Requirements – Each line from the one containing "Rebuild this chart" through the one containing "import * as" is to be retyped exactly, both end lines included, and all other lines left out.

Available records –

+-------+

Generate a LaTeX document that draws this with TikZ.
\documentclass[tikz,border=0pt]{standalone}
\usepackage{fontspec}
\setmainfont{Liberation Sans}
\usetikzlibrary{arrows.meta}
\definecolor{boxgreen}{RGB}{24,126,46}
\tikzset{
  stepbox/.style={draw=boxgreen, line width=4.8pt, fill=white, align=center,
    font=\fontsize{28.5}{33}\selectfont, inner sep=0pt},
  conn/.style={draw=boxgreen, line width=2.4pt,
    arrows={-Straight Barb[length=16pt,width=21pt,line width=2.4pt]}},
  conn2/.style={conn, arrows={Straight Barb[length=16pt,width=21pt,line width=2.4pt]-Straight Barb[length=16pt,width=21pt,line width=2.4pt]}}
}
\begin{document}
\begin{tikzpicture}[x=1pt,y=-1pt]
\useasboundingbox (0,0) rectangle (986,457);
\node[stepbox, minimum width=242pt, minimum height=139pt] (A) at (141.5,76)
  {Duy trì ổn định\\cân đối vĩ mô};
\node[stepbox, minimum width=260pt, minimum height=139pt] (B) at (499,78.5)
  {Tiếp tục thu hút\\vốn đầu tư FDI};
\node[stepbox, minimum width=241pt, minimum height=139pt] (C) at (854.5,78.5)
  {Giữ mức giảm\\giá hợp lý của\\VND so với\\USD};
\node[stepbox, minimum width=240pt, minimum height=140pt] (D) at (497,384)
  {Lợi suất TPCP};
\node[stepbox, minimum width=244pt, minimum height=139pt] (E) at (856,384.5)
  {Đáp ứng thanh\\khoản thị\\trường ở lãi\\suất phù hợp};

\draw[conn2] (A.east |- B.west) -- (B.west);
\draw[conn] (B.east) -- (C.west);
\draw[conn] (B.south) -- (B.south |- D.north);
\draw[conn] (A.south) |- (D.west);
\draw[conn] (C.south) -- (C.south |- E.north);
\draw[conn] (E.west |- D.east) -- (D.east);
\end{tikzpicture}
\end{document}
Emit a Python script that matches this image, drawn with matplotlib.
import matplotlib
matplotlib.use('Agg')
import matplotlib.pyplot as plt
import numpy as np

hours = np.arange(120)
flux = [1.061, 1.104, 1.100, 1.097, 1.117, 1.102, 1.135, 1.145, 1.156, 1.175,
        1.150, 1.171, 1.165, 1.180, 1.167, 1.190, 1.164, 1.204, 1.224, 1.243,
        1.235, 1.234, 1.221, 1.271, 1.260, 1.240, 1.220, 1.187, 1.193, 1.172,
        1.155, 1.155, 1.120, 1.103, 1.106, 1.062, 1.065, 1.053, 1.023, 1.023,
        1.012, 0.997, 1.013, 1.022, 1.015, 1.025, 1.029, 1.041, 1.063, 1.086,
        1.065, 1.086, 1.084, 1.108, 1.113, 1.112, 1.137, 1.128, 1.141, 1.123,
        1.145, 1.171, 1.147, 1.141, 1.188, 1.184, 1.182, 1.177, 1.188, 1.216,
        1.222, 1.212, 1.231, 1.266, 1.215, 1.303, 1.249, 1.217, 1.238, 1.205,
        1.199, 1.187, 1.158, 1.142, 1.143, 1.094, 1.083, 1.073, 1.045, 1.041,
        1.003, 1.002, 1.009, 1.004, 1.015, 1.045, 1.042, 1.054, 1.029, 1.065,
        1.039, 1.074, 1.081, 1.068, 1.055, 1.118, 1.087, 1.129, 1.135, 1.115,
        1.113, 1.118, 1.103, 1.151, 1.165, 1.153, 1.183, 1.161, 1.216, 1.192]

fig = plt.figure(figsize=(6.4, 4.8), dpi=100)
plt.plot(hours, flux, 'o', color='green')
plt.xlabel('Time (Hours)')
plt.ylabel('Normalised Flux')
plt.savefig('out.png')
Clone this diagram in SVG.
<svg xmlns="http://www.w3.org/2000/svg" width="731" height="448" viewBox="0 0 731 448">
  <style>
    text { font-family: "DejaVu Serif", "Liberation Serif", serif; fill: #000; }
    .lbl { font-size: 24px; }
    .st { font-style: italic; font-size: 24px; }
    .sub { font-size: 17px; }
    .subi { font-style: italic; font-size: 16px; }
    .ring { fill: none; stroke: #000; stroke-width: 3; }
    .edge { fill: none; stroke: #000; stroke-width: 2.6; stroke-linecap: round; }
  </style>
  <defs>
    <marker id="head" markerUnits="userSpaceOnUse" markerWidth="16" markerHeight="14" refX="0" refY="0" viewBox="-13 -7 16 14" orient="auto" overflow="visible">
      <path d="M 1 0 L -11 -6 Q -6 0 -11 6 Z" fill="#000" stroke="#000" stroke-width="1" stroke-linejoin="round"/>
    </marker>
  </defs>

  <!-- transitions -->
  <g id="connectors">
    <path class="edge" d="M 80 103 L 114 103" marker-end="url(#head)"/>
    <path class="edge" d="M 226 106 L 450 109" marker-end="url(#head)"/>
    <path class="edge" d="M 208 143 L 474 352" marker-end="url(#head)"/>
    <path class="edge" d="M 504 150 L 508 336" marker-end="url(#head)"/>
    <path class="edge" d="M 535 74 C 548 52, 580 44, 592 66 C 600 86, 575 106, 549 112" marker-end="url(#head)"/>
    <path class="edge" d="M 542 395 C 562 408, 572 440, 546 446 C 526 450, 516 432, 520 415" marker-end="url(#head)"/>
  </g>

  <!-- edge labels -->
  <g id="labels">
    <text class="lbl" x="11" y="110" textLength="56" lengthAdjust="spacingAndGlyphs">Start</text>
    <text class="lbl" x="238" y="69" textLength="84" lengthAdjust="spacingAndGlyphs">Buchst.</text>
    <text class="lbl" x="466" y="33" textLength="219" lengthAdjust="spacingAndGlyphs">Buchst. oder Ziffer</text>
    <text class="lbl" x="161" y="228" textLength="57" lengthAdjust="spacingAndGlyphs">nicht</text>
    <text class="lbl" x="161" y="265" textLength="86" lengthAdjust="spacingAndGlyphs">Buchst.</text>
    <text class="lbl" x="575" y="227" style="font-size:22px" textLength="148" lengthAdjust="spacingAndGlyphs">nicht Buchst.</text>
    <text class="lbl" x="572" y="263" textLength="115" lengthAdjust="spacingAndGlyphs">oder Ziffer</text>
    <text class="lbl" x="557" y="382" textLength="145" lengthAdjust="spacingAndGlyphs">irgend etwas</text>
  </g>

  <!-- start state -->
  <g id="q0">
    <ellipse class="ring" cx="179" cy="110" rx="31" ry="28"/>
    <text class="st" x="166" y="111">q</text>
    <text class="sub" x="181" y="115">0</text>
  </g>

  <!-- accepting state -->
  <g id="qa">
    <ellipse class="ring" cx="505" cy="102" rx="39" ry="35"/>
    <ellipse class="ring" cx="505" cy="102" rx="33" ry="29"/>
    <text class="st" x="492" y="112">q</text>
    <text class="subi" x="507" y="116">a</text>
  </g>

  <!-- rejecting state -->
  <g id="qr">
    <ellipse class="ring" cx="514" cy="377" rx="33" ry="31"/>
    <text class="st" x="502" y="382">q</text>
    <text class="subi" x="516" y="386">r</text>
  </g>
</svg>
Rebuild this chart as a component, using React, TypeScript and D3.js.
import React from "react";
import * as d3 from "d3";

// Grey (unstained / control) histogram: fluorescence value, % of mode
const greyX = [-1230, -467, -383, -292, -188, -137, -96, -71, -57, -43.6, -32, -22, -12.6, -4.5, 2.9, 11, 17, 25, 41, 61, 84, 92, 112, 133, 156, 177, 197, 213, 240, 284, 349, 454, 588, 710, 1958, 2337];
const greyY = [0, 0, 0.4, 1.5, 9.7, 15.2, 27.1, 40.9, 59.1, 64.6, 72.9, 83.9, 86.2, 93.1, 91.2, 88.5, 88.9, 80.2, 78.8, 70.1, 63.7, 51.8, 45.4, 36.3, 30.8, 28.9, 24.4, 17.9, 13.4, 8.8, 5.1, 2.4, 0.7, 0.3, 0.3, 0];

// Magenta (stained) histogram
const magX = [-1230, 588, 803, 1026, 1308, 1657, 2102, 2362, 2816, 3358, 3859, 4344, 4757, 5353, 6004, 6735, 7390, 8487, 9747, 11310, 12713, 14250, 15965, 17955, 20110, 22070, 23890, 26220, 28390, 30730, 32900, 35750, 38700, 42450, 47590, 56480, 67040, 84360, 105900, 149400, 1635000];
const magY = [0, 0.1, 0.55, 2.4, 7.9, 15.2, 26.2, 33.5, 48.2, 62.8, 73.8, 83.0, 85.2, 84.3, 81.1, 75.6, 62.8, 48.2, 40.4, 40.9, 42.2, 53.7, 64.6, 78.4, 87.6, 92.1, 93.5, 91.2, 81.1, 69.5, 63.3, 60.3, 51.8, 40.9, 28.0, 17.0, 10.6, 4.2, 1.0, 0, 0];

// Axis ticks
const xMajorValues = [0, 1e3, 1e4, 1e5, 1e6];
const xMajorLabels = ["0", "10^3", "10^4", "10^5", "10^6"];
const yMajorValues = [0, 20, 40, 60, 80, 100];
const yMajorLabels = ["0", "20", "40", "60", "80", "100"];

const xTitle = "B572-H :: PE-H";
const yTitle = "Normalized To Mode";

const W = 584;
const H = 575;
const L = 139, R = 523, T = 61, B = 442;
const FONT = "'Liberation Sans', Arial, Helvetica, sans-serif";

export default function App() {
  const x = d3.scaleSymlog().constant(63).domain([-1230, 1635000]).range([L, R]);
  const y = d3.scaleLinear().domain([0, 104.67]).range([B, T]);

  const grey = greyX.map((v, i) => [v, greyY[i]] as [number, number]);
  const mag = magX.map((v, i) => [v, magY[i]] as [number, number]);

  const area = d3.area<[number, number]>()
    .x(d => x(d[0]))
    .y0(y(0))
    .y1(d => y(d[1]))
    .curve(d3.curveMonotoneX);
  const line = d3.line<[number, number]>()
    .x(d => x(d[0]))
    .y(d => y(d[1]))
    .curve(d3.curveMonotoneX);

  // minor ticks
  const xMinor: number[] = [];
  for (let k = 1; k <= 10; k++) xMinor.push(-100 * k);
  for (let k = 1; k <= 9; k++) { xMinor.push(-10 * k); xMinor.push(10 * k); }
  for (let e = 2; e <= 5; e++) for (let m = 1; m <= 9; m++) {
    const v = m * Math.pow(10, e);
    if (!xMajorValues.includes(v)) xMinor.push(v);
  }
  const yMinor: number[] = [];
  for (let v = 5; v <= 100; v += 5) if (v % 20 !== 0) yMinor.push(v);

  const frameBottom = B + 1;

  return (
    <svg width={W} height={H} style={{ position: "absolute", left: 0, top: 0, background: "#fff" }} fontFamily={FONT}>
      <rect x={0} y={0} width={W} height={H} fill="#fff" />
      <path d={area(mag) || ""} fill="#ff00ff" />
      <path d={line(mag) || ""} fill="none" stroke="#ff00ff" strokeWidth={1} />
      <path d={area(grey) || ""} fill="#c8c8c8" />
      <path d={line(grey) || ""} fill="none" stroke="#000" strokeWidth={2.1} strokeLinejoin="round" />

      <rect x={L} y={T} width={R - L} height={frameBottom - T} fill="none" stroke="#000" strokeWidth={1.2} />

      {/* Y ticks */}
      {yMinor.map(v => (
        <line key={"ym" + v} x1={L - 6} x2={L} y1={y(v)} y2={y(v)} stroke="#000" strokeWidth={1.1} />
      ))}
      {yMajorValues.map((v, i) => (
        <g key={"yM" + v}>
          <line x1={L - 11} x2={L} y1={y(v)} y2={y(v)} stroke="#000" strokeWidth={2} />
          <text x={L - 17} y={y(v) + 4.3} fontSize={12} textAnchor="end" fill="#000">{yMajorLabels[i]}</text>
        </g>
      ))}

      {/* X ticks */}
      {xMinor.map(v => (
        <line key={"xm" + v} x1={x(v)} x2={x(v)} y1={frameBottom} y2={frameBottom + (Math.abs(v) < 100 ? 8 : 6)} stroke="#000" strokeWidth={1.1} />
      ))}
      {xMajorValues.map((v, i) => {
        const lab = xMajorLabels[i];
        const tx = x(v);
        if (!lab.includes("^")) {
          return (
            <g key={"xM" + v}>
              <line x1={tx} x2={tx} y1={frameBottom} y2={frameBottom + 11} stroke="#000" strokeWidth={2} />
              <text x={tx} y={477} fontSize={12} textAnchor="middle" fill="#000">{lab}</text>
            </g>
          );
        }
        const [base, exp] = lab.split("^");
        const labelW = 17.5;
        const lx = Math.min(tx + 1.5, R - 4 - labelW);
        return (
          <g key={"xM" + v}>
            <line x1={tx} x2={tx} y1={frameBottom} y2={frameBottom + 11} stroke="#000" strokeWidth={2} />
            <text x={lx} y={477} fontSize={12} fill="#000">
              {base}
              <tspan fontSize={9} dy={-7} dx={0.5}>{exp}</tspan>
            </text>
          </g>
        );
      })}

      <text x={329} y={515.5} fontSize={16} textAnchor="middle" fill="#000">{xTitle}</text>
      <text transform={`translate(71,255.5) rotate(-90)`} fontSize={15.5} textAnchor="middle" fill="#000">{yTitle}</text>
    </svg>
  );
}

+-------+

Completed task –
Rebuild this chart as a component, using React, TypeScript and D3.js.
import React from "react";
import * as d3 from "d3";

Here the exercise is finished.